Water Policy and Sustainable Development – Part One
What are the key sustainability challenges surrounding our use of the planet’s freshwater resources? Is there such a thing as a “global water policy”? Or is water primarily a local issue? How does this framework inform policymaking?
Why are water management issues deeply intertwined with issues of institution-building, development finance, and poverty-alleviation? How do water issues interact with sustainable economic development more broadly construed?
Join us as Jisung and water policy expert John Briscoe sit down and discuss these and many other issues.
About Our Guest: John Briscoe
John Briscoe’s career has focused on the issues of water and economic development. He has worked as an engineer in the water agencies of South Africa and Mozambique; as an epidemiologist at the Cholera Research Center in Bangladesh; as a professor of water resources at the University of North Carolina; and, for the past 20 years in a variety of policy and operational positions in the World Bank. Most recently he has served as the Bank’s Senior Water Advisor and the Country Director for Brazil.
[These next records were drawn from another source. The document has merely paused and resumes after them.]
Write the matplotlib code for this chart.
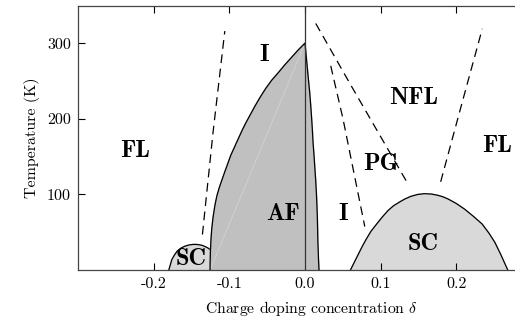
import matplotlib
matplotlib.use("Agg")
import matplotlib.pyplot as plt

# ---------------------------------------------------------------
# Data
# ---------------------------------------------------------------

# antiferromagnetic dome, left boundary (bottom -> top) and right boundary (top -> bottom)
af_left_d = [-0.1255, -0.1254, -0.1250, -0.1243, -0.1232, -0.1215, -0.119, -0.1165,
             -0.113, -0.1095, -0.106, -0.102, -0.098, -0.093, -0.088, -0.083, -0.078,
             -0.072, -0.066, -0.059, -0.052, -0.044, -0.0353, -0.027, -0.018, -0.009, 0.0]
af_left_t = [0, 10, 25, 40, 55, 70, 86, 98, 110, 120, 130, 141, 152, 163, 174, 185, 195,
             206, 217, 229, 240, 251, 261, 271, 281, 291, 300]
af_right_d = [0.0, 0.0015, 0.003, 0.0046, 0.0062, 0.0076, 0.0088, 0.0098, 0.0106, 0.0119,
              0.013, 0.0141, 0.015, 0.0157, 0.0163, 0.0167, 0.017, 0.0175, 0.0178, 0.0182, 0.0185]
af_right_t = [300, 284, 268, 251, 235, 217, 200, 184, 169, 152, 135, 119, 103, 87, 70, 54,
              38, 25, 15, 7, 0]

# superconducting domes
sc_left_d = [-0.180, -0.178, -0.176, -0.1725, -0.169, -0.164, -0.159, -0.153, -0.147, -0.142,
             -0.137, -0.1325, -0.128, -0.124, -0.121, -0.118, -0.116, -0.114, -0.112]
sc_left_t = [0, 7, 14, 20, 25, 29, 31.5, 33.3, 34, 33.8, 33, 31.3, 29, 26, 22, 18, 14, 8, 0]
sc_right_d = [0.060, 0.065, 0.070, 0.0755, 0.081, 0.087, 0.094, 0.102, 0.110, 0.117, 0.125,
              0.132, 0.140, 0.149, 0.158, 0.167, 0.175, 0.182, 0.189, 0.200, 0.211, 0.222,
              0.234, 0.243, 0.251, 0.259, 0.268]
sc_right_t = [0, 10, 20, 31, 41, 51, 60, 70, 79, 85, 90, 94, 97.5, 100, 101, 100.5, 99, 97,
              94, 88, 80.5, 71.5, 61, 49, 36.5, 20, 0]

# dashed crossover lines
cross_lines = [
    ([-0.1356, -0.1215, -0.106], [47, 182.5, 316]),
    ([0.0142, 0.0591, 0.134], [326, 247, 117.5]),
    ([0.034, 0.0502, 0.079], [270, 200, 57.5]),
    ([0.1793, 0.2066, 0.2343], [116.7, 217.5, 319]),
]

# region labels
labels = ["FL", "I", "AF", "SC", "I", "PG", "NFL", "FL", "SC"]
label_d = [-0.225, -0.054, -0.029, -0.150, 0.050, 0.100, 0.143, 0.254, 0.156]
label_t = [158, 284, 74, 14, 74, 140, 228, 164, 35]

x_ticks = [-0.2, -0.1, 0.0, 0.1, 0.2]
y_ticks = [100, 200, 300]

# ---------------------------------------------------------------
# Plot
# ---------------------------------------------------------------

plt.rcParams['font.family'] = ['cmr10', 'DejaVu Serif']
plt.rcParams['mathtext.fontset'] = 'cm'
plt.rcParams['axes.unicode_minus'] = False

fig = plt.figure(figsize=(5.15, 3.2), dpi=100)
ax = fig.add_axes([0.1515, 0.156, 0.905, 0.825])

ax.fill(sc_left_d, sc_left_t, color='#d9d9d9', zorder=1)
ax.plot(sc_left_d, sc_left_t, color='black', lw=0.9, zorder=1)
ax.fill(sc_right_d, sc_right_t, color='#d9d9d9', zorder=1)
ax.plot(sc_right_d, sc_right_t, color='black', lw=0.9, zorder=1)

af_d = af_left_d + af_right_d
af_t = af_left_t + af_right_t
ax.fill(af_d, af_t, color='#c0c0c0', zorder=2)
ax.plot(af_d, af_t, color='black', lw=0.9, zorder=3)
ax.plot([af_left_d[0], 0.0], [0, 300], color='#d6d6d6', lw=0.5, zorder=2)

ax.axvline(0.0, color='#333333', lw=0.9, zorder=3)

for d, t in cross_lines:
    ax.plot(d, t, color='black', lw=0.9, linestyle=(0, (7, 4.5)), zorder=3)

for lab, d, t in zip(labels, label_d, label_t):
    ax.text(d, t, lab, family='cmb10', fontsize=17.5, ha='center', va='center', zorder=4)

ax.set_xlim(-0.3, 0.316)
ax.set_ylim(0, 349)
ax.set_xticks(x_ticks)
ax.set_xticklabels(["%.1f" % v for v in x_ticks])
ax.set_yticks(y_ticks)
ax.tick_params(direction='in', length=5, width=0.8, labelsize=11.5, top=True, pad=5)
for s in ax.spines.values():
    s.set_color('#444444')
    s.set_linewidth(0.9)

ax.set_xlabel(r"Charge doping concentration $\delta$", fontsize=11.3, labelpad=6)
ax.set_ylabel("Temperature (K)", fontsize=11.5, labelpad=5)

fig.savefig("out.png", dpi=100)
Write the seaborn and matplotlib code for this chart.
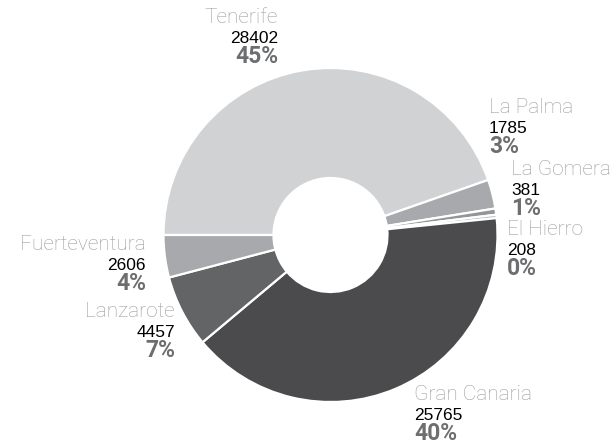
import matplotlib
matplotlib.use("Agg")
import matplotlib.pyplot as plt
import seaborn as sns

sns.set_theme(style="white")

islands = ["Tenerife", "La Palma", "La Gomera", "El Hierro", "Gran Canaria", "Lanzarote", "Fuerteventura"]
values = [28402, 1785, 381, 208, 25765, 4457, 2606]
pct_labels = ["45%", "3%", "1%", "0%", "40%", "7%", "4%"]
colors = ["#d1d2d4", "#a7a9ac", "#939598", "#bcbec0", "#4b4b4d", "#636466", "#a7a9ac"]

# label anchor (x, name baseline y in pixels from top, alignment)
label_pos = {
    "Tenerife": (278, 23, "right"),
    "La Palma": (489, 113, "left"),
    "La Gomera": (511, 175, "left"),
    "El Hierro": (507, 235, "left"),
    "Gran Canaria": (414, 400, "left"),
    "Lanzarote": (175, 317, "right"),
    "Fuerteventura": (146, 250, "right"),
}

W, H = 612, 444
fig = plt.figure(figsize=(W / 100, H / 100), dpi=100)
ax = fig.add_axes([0, 0, 1, 1])

cx, cy, R, r_in = 330.5, 235, 167, 57
ax.pie(values, colors=colors, startangle=180, counterclock=False,
       center=(cx, H - cy), radius=R,
       wedgeprops=dict(width=R - r_in, edgecolor="white", linewidth=1.6))
ax.set_xlim(0, W)
ax.set_ylim(0, H)
ax.set_aspect("equal")
ax.axis("off")

for name, val, pct in zip(islands, values, pct_labels):
    x, yb, ha = label_pos[name]
    ax.text(x, H - yb, name, ha=ha, va="baseline", fontsize=15,
            family="Roboto", fontweight="light", color="#9b9b9b")
    ax.text(x, H - (yb + 20), str(val), ha=ha, va="baseline", fontsize=12.5,
            family="Liberation Sans", color="#000000")
    ax.text(x, H - (yb + 40), pct, ha=ha, va="baseline", fontsize=16.5,
            family="Roboto", fontweight="bold", color="#6d6e70")

fig.savefig("out.png", dpi=100, facecolor="white")
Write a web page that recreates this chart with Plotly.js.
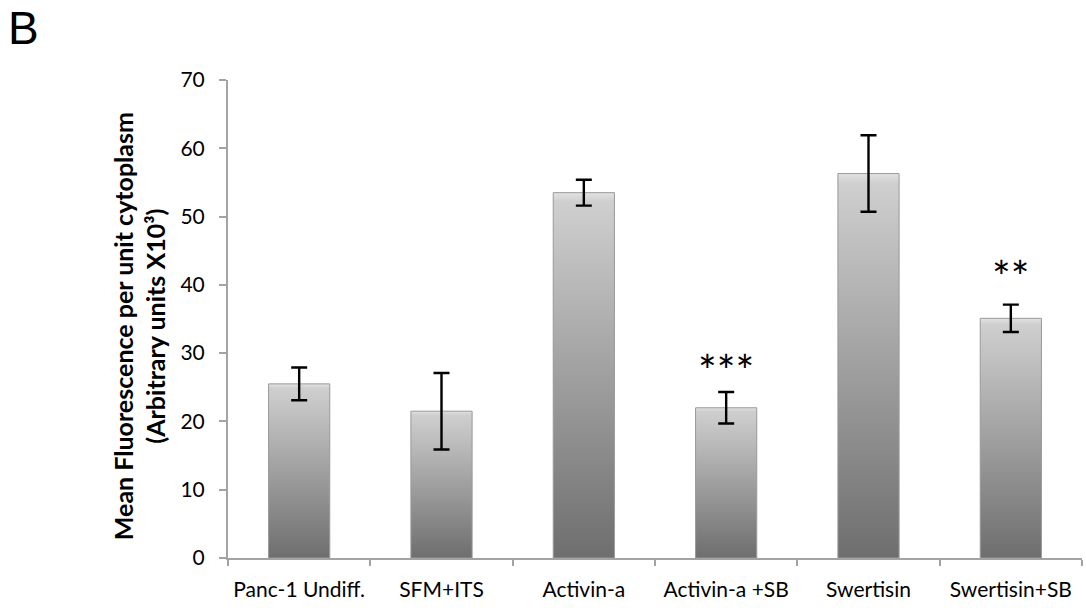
<!DOCTYPE html>
<html>
<head>
<meta charset="utf-8">
<script src="https://cdn.plot.ly/plotly-3.0.1.min.js"></script>
<style>
  html, body { margin: 0; padding: 0; background: #fff; }
  #chart { width: 1086px; height: 614px; }
</style>
</head>
<body>
<div id="chart"></div>
<script>
// ---- data ----
const categories = ["Panc-1 Undiff.", "SFM+ITS", "Activin-a", "Activin-a +SB", "Swertisin", "Swertisin+SB"];
const meanValues = [25.5, 21.5, 53.5, 22.0, 56.3, 35.1];
const errorValues = [2.4, 5.6, 1.9, 2.3, 5.6, 2.0];
const significanceLabels = ["", "", "", "***", "", "**"];
const significanceY = [0, 0, 0, 29.2, 0, 42.9];
const yTickValues = [0, 10, 20, 30, 40, 50, 60, 70];
const yTitleLines = ["Mean Fluorescence per unit cytoplasm", "(Arbitrary units X10³)"];

const axisGray = "#a3a3a3";
const tickFont = { family: "Lato, 'Open Sans', sans-serif", size: 21, color: "#000" };

const barTrace = {
  type: "bar",
  x: categories,
  y: meanValues,
  width: 0.43,
  marker: { color: "#a8a8a8", line: { color: "#999999", width: 1 } },
  error_y: { type: "data", array: errorValues, visible: true, color: "#000", thickness: 2.4, width: 8 },
  hoverinfo: "x+y"
};

const annotations = [];
categories.forEach((c, i) => {
  if (significanceLabels[i]) {
    annotations.push({
      x: c, y: significanceY[i], xref: "x", yref: "y",
      text: significanceLabels[i], showarrow: false,
      font: { family: "Lato, 'Open Sans', sans-serif", size: 44, color: "#000" },
      yanchor: "middle", xanchor: "center", yshift: -11
    });
  }
});
// panel letter
annotations.push({
  xref: "paper", yref: "paper", x: 0, y: 1, xanchor: "left", yanchor: "top",
  text: "B", showarrow: false, xshift: -221, yshift: 79, borderpad: 0,
  font: { family: "'Liberation Sans', Arial, sans-serif", size: 46, color: "#000" }
});
// y-axis title (rotated)
annotations.push({
  xref: "paper", yref: "paper", x: 0, y: 0.485, xanchor: "center", yanchor: "middle",
  xshift: -89, textangle: -90, showarrow: false,
  text: yTitleLines.map(t => "<b>" + t + "</b>").join("<br>"),
  font: { family: "Lato, 'Open Sans', sans-serif", size: 25, color: "#000" }
});

const layout = {
  width: 1086, height: 614,
  margin: { l: 228, r: 4, t: 80, b: 56 },
  paper_bgcolor: "#fff", plot_bgcolor: "#fff",
  showlegend: false,
  xaxis: {
    type: "category",
    showline: true, linecolor: axisGray, linewidth: 2,
    ticks: "outside", tickson: "boundaries", ticklen: 6, tickcolor: axisGray, tickwidth: 2,
    showgrid: false, zeroline: false,
    tickfont: tickFont, ticklabelstandoff: 12
  },
  yaxis: {
    range: [0, 70], tickvals: yTickValues, ticktext: yTickValues.map(String),
    showline: true, linecolor: axisGray, linewidth: 2,
    ticks: "outside", ticklen: 7, tickcolor: axisGray, tickwidth: 2,
    showgrid: false, zeroline: false,
    tickfont: tickFont, ticklabelstandoff: 10
  },
  annotations: annotations
};

Plotly.newPlot("chart", [barTrace], layout, { displayModeBar: false, staticPlot: true }).then(gd => {
  // vertical grey gradient on the bars (styling only)
  const svg = gd.querySelector("svg.main-svg");
  const ns = "http://www.w3.org/2000/svg";
  let defs = svg.querySelector("defs");
  if (!defs) { defs = document.createElementNS(ns, "defs"); svg.insertBefore(defs, svg.firstChild); }
  const grad = document.createElementNS(ns, "linearGradient");
  grad.setAttribute("id", "barGrad");
  grad.setAttribute("x1", "0"); grad.setAttribute("y1", "0");
  grad.setAttribute("x2", "0"); grad.setAttribute("y2", "1");
  [["0", "#e2e2e2"], ["0.025", "#cfcfcf"], ["1", "#6e6e6e"]].forEach(([o, c]) => {
    const s = document.createElementNS(ns, "stop");
    s.setAttribute("offset", o); s.setAttribute("stop-color", c);
    grad.appendChild(s);
  });
  defs.appendChild(grad);
  gd.querySelectorAll(".bars .point path").forEach(p => { p.style.fill = "url(#barGrad)"; });
});
</script>
</body>
</html>
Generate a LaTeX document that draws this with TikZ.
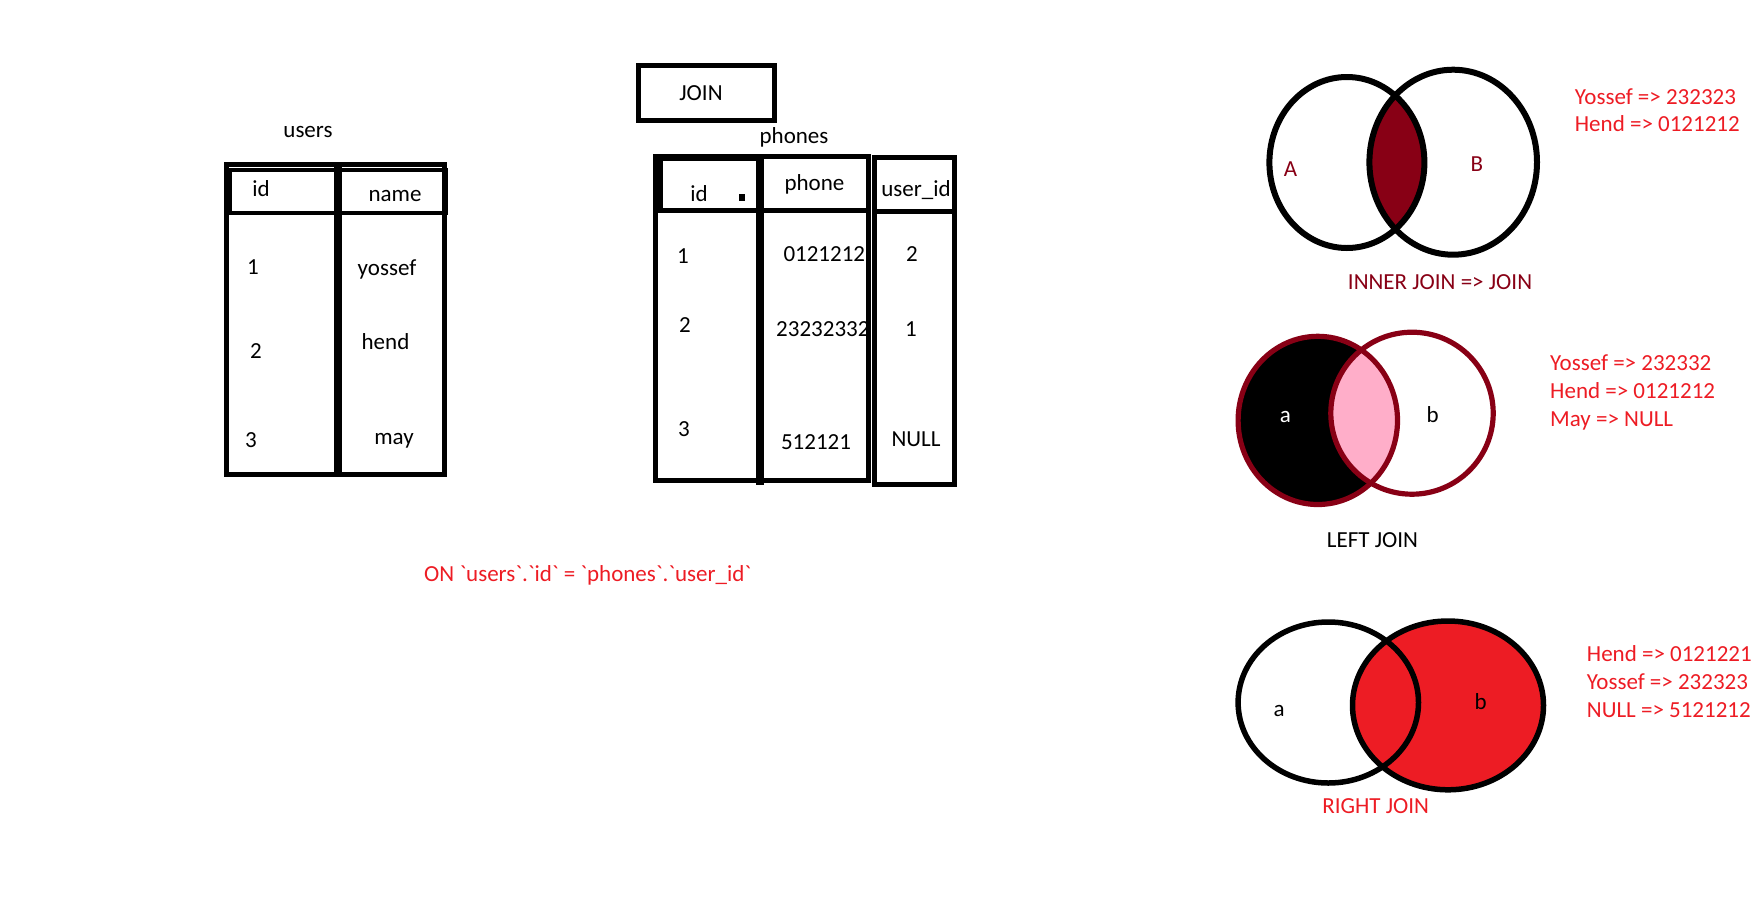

He holds a joint appointment as the Gordon McKay Professor of the Practice of Environmental Health in the School of Public Health (SPH) and as Professor of the Practice of Environmental Engineering in the School of Engineering and Applied Sciences (SEAS) at Harvard University.
He received his Ph.D. in Environmental Engineering at Harvard University in 1976 and his B.Sc. in Civil Engineering at the University of Cape Town, South Africa in 1969. In addition to the United States, Briscoe has lived in his native South Africa, Bangladesh, Mozambique, India and Brazil. He speaks English, Afrikaans, Bengali, Portuguese, and Spanish.
Briscoe has served on the Water Science and Technology Board of the National Academy of Sciences and was a founding member of the major global water partnerships, including the World Water Council, the Global Water Partnership, and the World Commission on Dams. He currently serves on the Global Agenda Council of the World Economic Forum; is a member of the Council of Distinguished Water Professionals of the International Water Association; and will be the first Natural Resource Fellow of the Council on Foreign Relations. He has published extensively in economic, finance, environmental, health and engineering journals. Recently he authored Water Sector Strategy, India’s Water Economy: Bracing for a Turbulent Future, and Pakistan’s Water Economy: Running Dry.